The Princess was shaken. “She told me that my soul is already in the claws of the devil and there’s no salvation, I’m doomed. Half-naked with a man, who is holding my hand and we both are laughing”, she said. I think I laughed at that and helped her ease up again. But I missed how important that event was.
The next day the Princess asked me to stay for good. She felt even better, and she thought that only my therapy can heal her. That was my understanding too.
She also told me that she talked to the top-ranking person of the country, and he wanted to meet me. Apparently, my financial future would be taken care of if I stayed for some months, let alone years.
I asked her if there was another space we could work in so that we wouldn’t be interrupted. We moved the sessions to her bedroom.

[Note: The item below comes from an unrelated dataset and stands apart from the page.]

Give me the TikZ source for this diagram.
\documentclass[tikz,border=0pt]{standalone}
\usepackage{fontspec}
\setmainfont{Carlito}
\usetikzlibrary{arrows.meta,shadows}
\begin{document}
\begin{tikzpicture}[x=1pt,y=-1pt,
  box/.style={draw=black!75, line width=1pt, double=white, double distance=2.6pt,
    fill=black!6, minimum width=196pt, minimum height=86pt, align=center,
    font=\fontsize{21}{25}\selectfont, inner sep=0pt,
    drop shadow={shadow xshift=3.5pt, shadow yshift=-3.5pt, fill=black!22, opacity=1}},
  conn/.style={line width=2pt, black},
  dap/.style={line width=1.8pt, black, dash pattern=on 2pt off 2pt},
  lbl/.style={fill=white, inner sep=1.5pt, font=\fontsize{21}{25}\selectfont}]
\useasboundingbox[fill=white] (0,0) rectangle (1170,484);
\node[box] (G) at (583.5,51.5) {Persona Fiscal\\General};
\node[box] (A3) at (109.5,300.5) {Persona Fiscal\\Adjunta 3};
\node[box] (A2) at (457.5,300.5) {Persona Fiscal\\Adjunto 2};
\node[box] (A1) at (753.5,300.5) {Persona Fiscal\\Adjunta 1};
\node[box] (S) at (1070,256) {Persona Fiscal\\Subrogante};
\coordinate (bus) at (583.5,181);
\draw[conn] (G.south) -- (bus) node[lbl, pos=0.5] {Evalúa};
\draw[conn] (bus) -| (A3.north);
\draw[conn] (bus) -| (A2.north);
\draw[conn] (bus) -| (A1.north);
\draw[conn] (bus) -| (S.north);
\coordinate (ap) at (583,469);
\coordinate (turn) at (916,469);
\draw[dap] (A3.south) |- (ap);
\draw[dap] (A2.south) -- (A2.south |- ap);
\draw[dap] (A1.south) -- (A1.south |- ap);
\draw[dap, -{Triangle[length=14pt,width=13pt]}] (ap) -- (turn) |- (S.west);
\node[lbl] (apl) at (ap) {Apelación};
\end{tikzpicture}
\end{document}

Her traps and neck didn’t feel like concrete anymore, and there was some mobility. After that session we discussed with her doctor, and he cut her medication to half, because now it felt too much.
My last morning there she told me she was feeling about 30% better. She asked me to stay again, and she was intense and emotional.
I had thought about it those past few days. I felt that I couldn’t. No matter how much I needed the money and how much I wanted to help her, I felt I was already suffocating there. The idea that I might spend -not years, like her doctor- but months, there, was unbearable.
I felt her feelings, and those of other women. I also would miss a woman’s presence in my life. Then, I’m also vocal and I would have to keep my mouth shut.
It wasn’t an easy decision, but I came up with a suggestion: What if you let me go for a couple weeks, back to my patients in Greece that need me too. What if you use this time to find someone local for me to train. Then you bring me back. I’ll stay till I train them, so that you will have someone here permanently, to take care of you whenever needed. But till they’re ready, I can guarantee that you will be without symptoms!
She reluctantly agreed. I thought I felt her fear that something may go wrong. She was right. They never called me back. I believe that my presence there was disruptive to how things are.
Let the people breathe!
Currently, there appears to be progress on issues in that country. It may take long.
Wars, dictatorships, religious convictions, sexual oppression, class warfare, a difficult childhood, events of physical and emotional assault, are trauma. They all “scar” the physical body too.
A constant sense of danger in the sympathetic nervous system layers up, keeping the body actively contracted, ready to run or fight. You can’t address trauma, and you can’t address chronic contraction, without understanding the body’s mechanisms of ‘incorporating’, to survive.
Chiropractic, most massage techniques and other therapies fail in that understanding. They can’t go into those deeper layers of defensiveness and touch the sympathetic contraction the right way. So, they don’t convey safety and trust, to let go.
The Functional Muscle Manipulation bridges the gap between psychotherapy and the physical manifestations of emotional pain, withdrawal and trauma. It also works well in tandem with psychotherapy and trauma therapy.
I wish it would somehow also be allowed to work in conjunction with a socio-political reform.
(1)
Radiculopathy is nerve injury or damage to nerve roots in the area where they leave the spine. Although chronic muscle contraction in the area of the nerve root is understudied as a cause of radiculopathy, muscle contraction IS mentioned as a possible cause of nerve impingment. Mayo Clinic: “muscle or tendons may compress a nerve.”
In my experience with the use of the Functional Muscle Manipulation for over 3 decades, almost all neuropathies I treated responded to 100% results (healed), by treating the deepest muscle layers at the root of the affected nerve, without any treatment at all in the peripheral area where the symptoms manifest. In the example of the Princess of this article, the focus of work was between the C5 and T1 verterbrae, with most emphasis on C7, and no work on the wrists. Convincing the sympathetic nervous system to allow the deepest layer of muscles of the spine, multifidus and rotators, to release their tension, has allowed the brachial nerve stemming from those vertebrae to start healing.